Keisho Aoyama, a 72-year-old resident of the city of Urasoe in Okinawa, will visit Taiwan on Sept. 15 and file the suit with the Taipei High Administrative Court on that day or later, it was learned Wednesday.
In 2013, Aoyama filed an application with Taiwanese authorities to recognize his father, Esaki, as the first foreign victim of the incident and demanded compensation.
His father was recognized as a victim in December 2014, but the authorities turned down the compensation demand on the grounds that the Japanese government did not pay reparations to former Taiwanese troops who fought for Japan during World War II or Taiwanese females who were forced to work in Japanese military brothels before and during the war.
Aoyama sought a re-examination of the authorities’ rejection of the compensation petition in January. On July 22, however, he received a letter from Taiwanese Premier Mao Chi-kuo notifying him of the decision to dismiss the request.
Aoyama then made up his mind to take the matter to the Taipei court.
On Feb. 28, 1947, resistance movements spread across Taiwan against the government of Kuomintang, or the Chinese Nationalist Party, which was from mainland China, after a policeman fired a gun during a crackdown on unauthorized tobacco sales in Taipei the preceding day.
The Kuomintang government used force to suppress the protesters, and more than 20,000 people are believed to have been killed.
Following the incident, martial law was declared in 1949. It remained in place for 38 years.
In 1995, then-Taiwanese President Lee Teng-hui officially apologized for the military crackdown. A full-fledged investigation to uncover the truth about the incident began under the government of the Democratic Progressive Party, which was launched in 2000.
At least four Japanese, all men from Okinawa, were victims in the 2/28 Incident, according to research by Seikiyo Matayoshi, visiting professor at Okinawa University. But details remain unknown.
Before the war, Esaki Aoyama was living in Taiwan as a fishing boat crew member. He arrived back in Kagoshima Prefecture, where his relatives were living, after being released from military service in Vietnam at the end of the war.

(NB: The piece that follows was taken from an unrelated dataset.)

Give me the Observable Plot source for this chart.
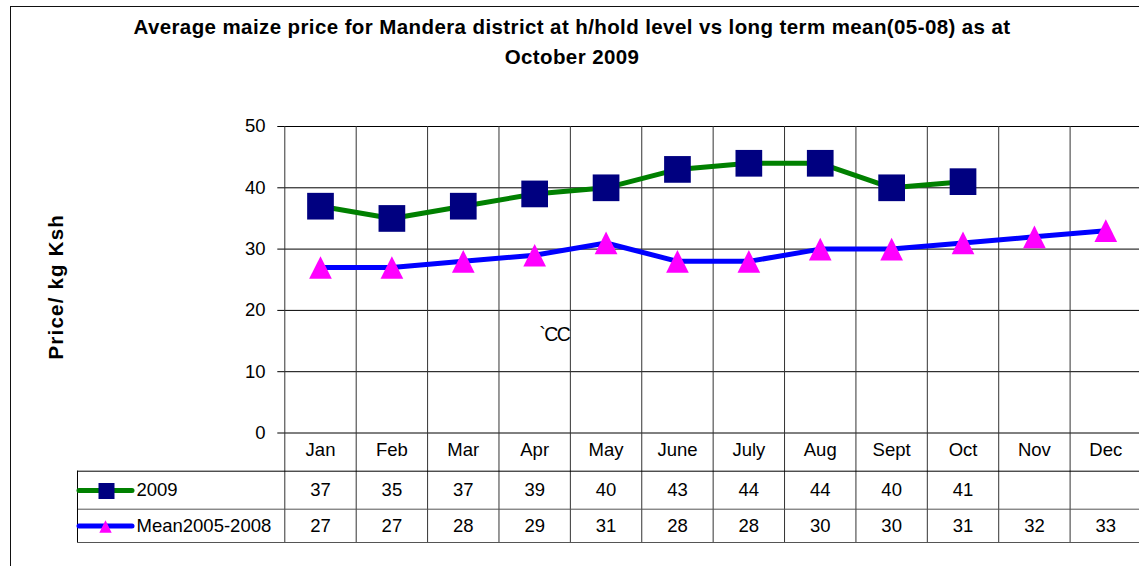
<!DOCTYPE html>
<html><head><meta charset="utf-8">
<script src="https://cdn.jsdelivr.net/npm/d3@7"></script>
<script src="https://cdn.jsdelivr.net/npm/@observablehq/plot@0.6"></script>
<style>
html,body{margin:0;padding:0;background:#fff;overflow:hidden}
#wrap{position:relative;width:1139px;height:566px;overflow:hidden;font-family:"Liberation Sans",Arial,sans-serif}
#frame{position:absolute;left:10px;top:6px;width:1300px;height:700px;border-left:1px solid #111;border-top:1px solid #111}
#title{position:absolute;top:12px;left:0;width:1144px;text-align:center;font-weight:bold;font-size:20.5px;line-height:30px;letter-spacing:0.4px;color:#000}
#chart{position:absolute;left:0;top:80px}
</style></head>
<body>
<div id="wrap">
  <div id="frame"></div>
  <div id="title">Average maize price for Mandera district at h/hold level vs long term mean(05-08) as at<br>October 2009</div>
  <div id="chart"></div>
</div>
<script>
const months = ["Jan","Feb","Mar","Apr","May","June","July","Aug","Sept","Oct","Nov","Dec"];
const price2009 = [37,35,37,39,40,43,44,44,40,41,null,null];
const mean0508 = [27,27,28,29,31,28,28,30,30,31,32,33];
const yTicks = [0,10,20,30,40,50];
const seriesNames = ["2009","Mean2005-2008"];
const yLabel = "Price/ kg Ksh";
const note = "`CC";

const rows = months.map((m, i) => ({m, x: i + 0.5, a: price2009[i], b: mean0508[i]}));
const rowsA = rows.filter(d => d.a != null);

const square = {draw(ctx, size) {const r = Math.sqrt(size / Math.PI); ctx.moveTo(-r, -r); ctx.lineTo(r, -r); ctx.lineTo(r, r); ctx.lineTo(-r, r); ctx.closePath();}};
const triangle = {draw(ctx, size) {const r = Math.sqrt(size / Math.PI); ctx.moveTo(0, -r); ctx.lineTo(r, r); ctx.lineTo(-r, r); ctx.closePath();}};

const green = "#008000", navy = "#000080", blue = "#0000ff", magenta = "#ff00ff";

const chart = Plot.plot({
  width: 1139, height: 486,
  marginLeft: 284.3, marginRight: -2, marginTop: 46, marginBottom: 133.5,
  x: {domain: [0, 12], axis: null},
  y: {domain: [0, 50], axis: null},
  style: {fontFamily: '"Liberation Sans", Arial, sans-serif', fontSize: "18.5px", color: "#000", background: "transparent", overflow: "visible"},
  marks: [
    Plot.ruleY(yTicks, {y: d => d, stroke: "#000", strokeOpacity: 1, insetLeft: -7}),
    Plot.ruleX(d3.range(13), {x: d => d, stroke: "#333", strokeOpacity: 1, insetBottom: -109.5}),
    Plot.ruleY([0], {y: 0, dy: 38.2, stroke: "#000", strokeOpacity: 1, insetLeft: -207.3}),
    Plot.ruleY([0], {y: 0, dy: 76.2, stroke: "#555", strokeOpacity: 1, insetLeft: -207.3}),
    Plot.ruleY([0], {y: 0, dy: 109.5, stroke: "#555", strokeOpacity: 1, insetLeft: -207.3}),
    Plot.ruleX([0], {x: 0, dx: -207.3, stroke: "#000", strokeOpacity: 1, insetTop: 344.7, insetBottom: -109.5}),
    Plot.text(yTicks, {x: 0, y: d => d, text: d => String(d), textAnchor: "end", dx: -19.3}),
    Plot.text([yLabel], {frameAnchor: "left", text: d => d, rotate: -90, textAnchor: "middle", lineAnchor: "middle", dx: -228, dy: 7, fontWeight: "bold", fontSize: 20.5}),
    Plot.line(rowsA, {x: "x", y: "a", stroke: green, strokeWidth: 5}),
    Plot.line(rows, {x: "x", y: "b", stroke: blue, strokeWidth: 5}),
    Plot.dot(rowsA, {x: "x", y: "a", symbol: square, r: 13.35, fill: navy, stroke: "none"}),
    Plot.dot(rows, {x: "x", y: "b", symbol: triangle, r: 11.35, fill: magenta, stroke: "none"}),
    Plot.text([note], {x: 4, y: 16, text: d => d, textAnchor: "end", dx: -1, fontSize: 19.5}),
    Plot.text(rows, {x: "x", y: 0, text: "m", dy: 17.2}),
    Plot.text(rowsA, {x: "x", y: 0, text: d => String(d.a), dy: 57}),
    Plot.text(rows, {x: "x", y: 0, text: d => String(d.b), dy: 93.5}),
    Plot.ruleY([0], {y: 0, dy: 57.5, stroke: green, strokeWidth: 5, strokeLinecap: "round", insetLeft: -205.3, insetRight: 1009}),
    Plot.dot([seriesNames[0]], {frameAnchor: "bottom-left", dx: -178.3, dy: 58, symbol: square, r: 8, fill: navy, stroke: "none"}),
    Plot.text([seriesNames[0]], {frameAnchor: "bottom-left", text: d => d, textAnchor: "start", lineAnchor: "middle", dx: -148.3, dy: 57}),
    Plot.ruleY([0], {y: 0, dy: 93, stroke: blue, strokeWidth: 5, strokeLinecap: "round", insetLeft: -205.3, insetRight: 1009}),
    Plot.dot([seriesNames[1]], {frameAnchor: "bottom-left", dx: -179.3, dy: 93.5, symbol: triangle, r: 6.2, fill: magenta, stroke: "none"}),
    Plot.text([seriesNames[1]], {frameAnchor: "bottom-left", text: d => d, textAnchor: "start", lineAnchor: "middle", dx: -148.3, dy: 93.5})
  ]
});
d3.select(chart).selectAll("text").filter(function() { return this.textContent === yLabel; }).style("letter-spacing", "1.2px");
d3.select(chart).selectAll("text").filter(function() { return this.textContent === note; }).style("letter-spacing", "-1.5px");
document.getElementById("chart").appendChild(chart);
</script>
</body></html>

Esaki went to Taiwan in March 1947 to bring his family back to Japan but became involved in the anti-government uprising and suppression in the northern Taiwan city of Keelung. He is believed to have been killed by Kuomintang troops. He was 38 years old at the time.
Taiwanese authorities set up a fund in 1995 to recognize victims and pay compensation. So far, 862 people have been recognized as killed or missing in the incident, with compensation of up to 6 million New Taiwan dollars per person paid to relatives.
Keisho Aoyama said: “Tragedies such as the 2/28 Incident must never happen again. I want to make this case not only an issue of my own compensation but also to highlight human dignity and the importance of peace.”